▶ _GIVEN INSTRUCTION_: Please transcribe the listing below in full and word for word, without its pictures.

▶ _STORED DATA_:
──────────────────────────────

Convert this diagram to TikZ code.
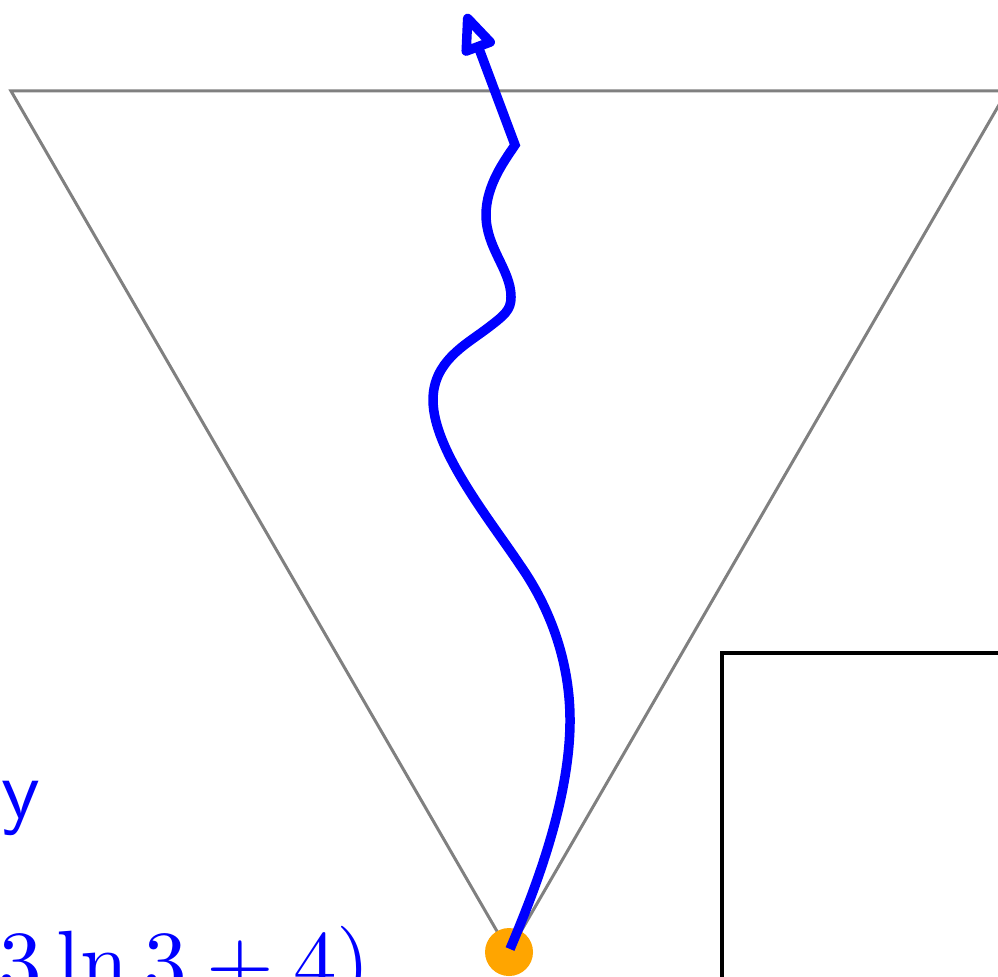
\documentclass[tikz,border=0pt]{standalone}
\usetikzlibrary{arrows.meta}
\definecolor{dotorange}{RGB}{255,165,0}
\begin{document}
\begin{tikzpicture}[x=0.1pt,y=-0.1pt,
  cone/.style={draw=gray,line width=0.3pt,line join=miter},
  walk/.style={draw=blue,line width=0.95pt,line join=miter},
  frame/.style={draw=black,line width=0.35pt},
  lbl/.style={text=blue,inner sep=0pt}]
\clip (0,0) rectangle (998,976);
% cone (equilateral triangle)
\coordinate (TL) at (11,91);
\coordinate (TR) at (1007,91);
\coordinate (AP) at (509,952);
\draw[cone] (TL) -- (TR) -- (AP) -- cycle;
% box
\draw[frame] (722,1100) -- (722,653) -- (1100,653);
% dot
\node[circle,fill=dotorange,minimum size=4.8pt,inner sep=0pt] (dot) at (509,952) {};
% wandering path
\coordinate (start) at (510,949);
\coordinate (kink) at (515,145);
\coordinate (tip) at (466,14);
\draw[walk,-{Triangle[open,length=4.8pt,width=3.7pt,round]}]
  (start) .. controls (535,890) and (570,800) .. (570,720)
  .. controls (570,670) and (555,615) .. (520,565)
  .. controls (490,520) and (433,450) .. (433,400)
  .. controls (433,362) and (465,345) .. (485,330)
  .. controls (505,315) and (511,310) .. (511,297)
  .. controls (511,270) and (486,248) .. (486,215)
  .. controls (486,185) and (505,160) .. (kink)
  -- (tip);
% labels
\node[lbl,anchor=base west,scale=0.84,font=\sffamily] (ylab) at (0,818) {y};
\node[lbl,anchor=base west,scale=0.87] (expr) at (-3,991) {$3\ln 3+4)$};
\end{tikzpicture}
\end{document}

──────────────────────────────

▶ _EXPECTED ANSWER_:
Convert this diagram to TikZ code.
\documentclass[tikz,border=0pt]{standalone}
\usetikzlibrary{arrows.meta}
\definecolor{dotorange}{RGB}{255,165,0}
\begin{document}
\begin{tikzpicture}[x=0.1pt,y=-0.1pt,
  cone/.style={draw=gray,line width=0.3pt,line join=miter},
  walk/.style={draw=blue,line width=0.95pt,line join=miter},
  frame/.style={draw=black,line width=0.35pt},
  lbl/.style={text=blue,inner sep=0pt}]
\clip (0,0) rectangle (998,976);
% cone (equilateral triangle)
\coordinate (TL) at (11,91);
\coordinate (TR) at (1007,91);
\coordinate (AP) at (509,952);
\draw[cone] (TL) -- (TR) -- (AP) -- cycle;
% box
\draw[frame] (722,1100) -- (722,653) -- (1100,653);
% dot
\node[circle,fill=dotorange,minimum size=4.8pt,inner sep=0pt] (dot) at (509,952) {};
% wandering path
\coordinate (start) at (510,949);
\coordinate (kink) at (515,145);
\coordinate (tip) at (466,14);
\draw[walk,-{Triangle[open,length=4.8pt,width=3.7pt,round]}]
  (start) .. controls (535,890) and (570,800) .. (570,720)
  .. controls (570,670) and (555,615) .. (520,565)
  .. controls (490,520) and (433,450) .. (433,400)
  .. controls (433,362) and (465,345) .. (485,330)
  .. controls (505,315) and (511,310) .. (511,297)
  .. controls (511,270) and (486,248) .. (486,215)
  .. controls (486,185) and (505,160) .. (kink)
  -- (tip);
% labels
\node[lbl,anchor=base west,scale=0.84,font=\sffamily] (ylab) at (0,818) {y};
\node[lbl,anchor=base west,scale=0.87] (expr) at (-3,991) {$3\ln 3+4)$};
\end{tikzpicture}
\end{document}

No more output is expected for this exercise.